Dataset content:
* BEGIN *
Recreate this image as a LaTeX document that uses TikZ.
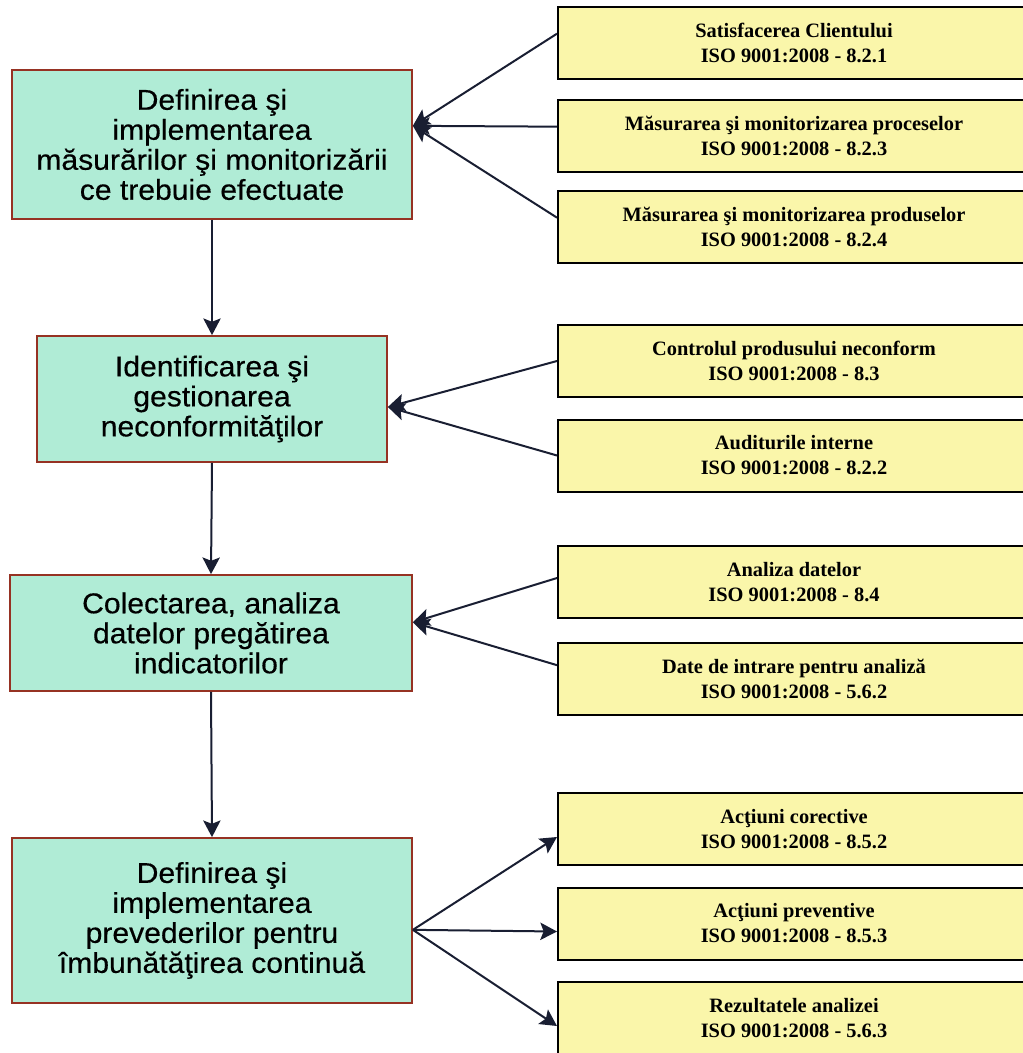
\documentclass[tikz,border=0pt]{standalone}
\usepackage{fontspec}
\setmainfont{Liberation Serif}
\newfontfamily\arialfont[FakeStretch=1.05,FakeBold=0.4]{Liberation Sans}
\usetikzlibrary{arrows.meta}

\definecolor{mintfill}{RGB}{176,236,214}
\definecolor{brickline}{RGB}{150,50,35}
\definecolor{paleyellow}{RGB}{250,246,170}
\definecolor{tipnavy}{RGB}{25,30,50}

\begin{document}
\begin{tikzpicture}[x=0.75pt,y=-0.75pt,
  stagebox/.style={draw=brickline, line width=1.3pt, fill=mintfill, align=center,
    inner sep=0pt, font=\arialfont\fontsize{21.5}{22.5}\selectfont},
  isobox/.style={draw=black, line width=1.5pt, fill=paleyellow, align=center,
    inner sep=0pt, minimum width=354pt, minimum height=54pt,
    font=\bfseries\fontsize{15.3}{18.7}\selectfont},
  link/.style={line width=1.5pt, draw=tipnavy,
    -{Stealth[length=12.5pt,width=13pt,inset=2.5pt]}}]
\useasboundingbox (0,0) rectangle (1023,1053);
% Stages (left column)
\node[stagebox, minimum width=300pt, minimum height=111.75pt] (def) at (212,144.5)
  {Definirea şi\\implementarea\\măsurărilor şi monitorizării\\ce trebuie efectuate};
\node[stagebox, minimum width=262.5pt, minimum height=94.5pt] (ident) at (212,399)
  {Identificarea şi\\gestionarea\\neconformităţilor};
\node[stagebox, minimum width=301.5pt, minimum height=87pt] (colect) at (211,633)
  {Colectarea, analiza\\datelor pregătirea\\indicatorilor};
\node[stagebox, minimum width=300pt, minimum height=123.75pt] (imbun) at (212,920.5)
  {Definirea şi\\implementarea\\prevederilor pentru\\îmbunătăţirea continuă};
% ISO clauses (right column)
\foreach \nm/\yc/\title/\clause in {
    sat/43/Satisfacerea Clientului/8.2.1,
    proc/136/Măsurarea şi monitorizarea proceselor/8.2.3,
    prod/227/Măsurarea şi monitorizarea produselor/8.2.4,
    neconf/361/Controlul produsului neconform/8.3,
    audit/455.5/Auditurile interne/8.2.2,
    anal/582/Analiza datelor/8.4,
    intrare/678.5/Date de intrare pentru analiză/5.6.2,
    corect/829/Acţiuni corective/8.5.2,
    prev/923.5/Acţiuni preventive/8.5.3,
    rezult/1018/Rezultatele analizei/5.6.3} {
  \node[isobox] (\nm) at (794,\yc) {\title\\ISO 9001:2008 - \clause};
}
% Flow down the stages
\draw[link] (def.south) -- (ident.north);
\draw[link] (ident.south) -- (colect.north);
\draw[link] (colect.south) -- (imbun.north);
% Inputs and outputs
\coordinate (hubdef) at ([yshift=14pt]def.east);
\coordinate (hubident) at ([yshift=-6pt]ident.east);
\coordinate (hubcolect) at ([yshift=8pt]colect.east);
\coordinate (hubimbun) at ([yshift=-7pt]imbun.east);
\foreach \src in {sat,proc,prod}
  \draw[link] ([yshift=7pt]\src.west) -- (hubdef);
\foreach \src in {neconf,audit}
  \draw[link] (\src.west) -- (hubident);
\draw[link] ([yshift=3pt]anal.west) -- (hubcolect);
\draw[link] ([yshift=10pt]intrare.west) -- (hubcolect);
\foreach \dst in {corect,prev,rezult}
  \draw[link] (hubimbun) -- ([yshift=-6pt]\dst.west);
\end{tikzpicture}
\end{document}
* END *
Problem details:
Transcribe the full listing above exactly, with the images removed.

Result of this exercise:
Recreate this image as a LaTeX document that uses TikZ.
\documentclass[tikz,border=0pt]{standalone}
\usepackage{fontspec}
\setmainfont{Liberation Serif}
\newfontfamily\arialfont[FakeStretch=1.05,FakeBold=0.4]{Liberation Sans}
\usetikzlibrary{arrows.meta}

\definecolor{mintfill}{RGB}{176,236,214}
\definecolor{brickline}{RGB}{150,50,35}
\definecolor{paleyellow}{RGB}{250,246,170}
\definecolor{tipnavy}{RGB}{25,30,50}

\begin{document}
\begin{tikzpicture}[x=0.75pt,y=-0.75pt,
  stagebox/.style={draw=brickline, line width=1.3pt, fill=mintfill, align=center,
    inner sep=0pt, font=\arialfont\fontsize{21.5}{22.5}\selectfont},
  isobox/.style={draw=black, line width=1.5pt, fill=paleyellow, align=center,
    inner sep=0pt, minimum width=354pt, minimum height=54pt,
    font=\bfseries\fontsize{15.3}{18.7}\selectfont},
  link/.style={line width=1.5pt, draw=tipnavy,
    -{Stealth[length=12.5pt,width=13pt,inset=2.5pt]}}]
\useasboundingbox (0,0) rectangle (1023,1053);
% Stages (left column)
\node[stagebox, minimum width=300pt, minimum height=111.75pt] (def) at (212,144.5)
  {Definirea şi\\implementarea\\măsurărilor şi monitorizării\\ce trebuie efectuate};
\node[stagebox, minimum width=262.5pt, minimum height=94.5pt] (ident) at (212,399)
  {Identificarea şi\\gestionarea\\neconformităţilor};
\node[stagebox, minimum width=301.5pt, minimum height=87pt] (colect) at (211,633)
  {Colectarea, analiza\\datelor pregătirea\\indicatorilor};
\node[stagebox, minimum width=300pt, minimum height=123.75pt] (imbun) at (212,920.5)
  {Definirea şi\\implementarea\\prevederilor pentru\\îmbunătăţirea continuă};
% ISO clauses (right column)
\foreach \nm/\yc/\title/\clause in {
    sat/43/Satisfacerea Clientului/8.2.1,
    proc/136/Măsurarea şi monitorizarea proceselor/8.2.3,
    prod/227/Măsurarea şi monitorizarea produselor/8.2.4,
    neconf/361/Controlul produsului neconform/8.3,
    audit/455.5/Auditurile interne/8.2.2,
    anal/582/Analiza datelor/8.4,
    intrare/678.5/Date de intrare pentru analiză/5.6.2,
    corect/829/Acţiuni corective/8.5.2,
    prev/923.5/Acţiuni preventive/8.5.3,
    rezult/1018/Rezultatele analizei/5.6.3} {
  \node[isobox] (\nm) at (794,\yc) {\title\\ISO 9001:2008 - \clause};
}
% Flow down the stages
\draw[link] (def.south) -- (ident.north);
\draw[link] (ident.south) -- (colect.north);
\draw[link] (colect.south) -- (imbun.north);
% Inputs and outputs
\coordinate (hubdef) at ([yshift=14pt]def.east);
\coordinate (hubident) at ([yshift=-6pt]ident.east);
\coordinate (hubcolect) at ([yshift=8pt]colect.east);
\coordinate (hubimbun) at ([yshift=-7pt]imbun.east);
\foreach \src in {sat,proc,prod}
  \draw[link] ([yshift=7pt]\src.west) -- (hubdef);
\foreach \src in {neconf,audit}
  \draw[link] (\src.west) -- (hubident);
\draw[link] ([yshift=3pt]anal.west) -- (hubcolect);
\draw[link] ([yshift=10pt]intrare.west) -- (hubcolect);
\foreach \dst in {corect,prev,rezult}
  \draw[link] (hubimbun) -- ([yshift=-6pt]\dst.west);
\end{tikzpicture}
\end{document}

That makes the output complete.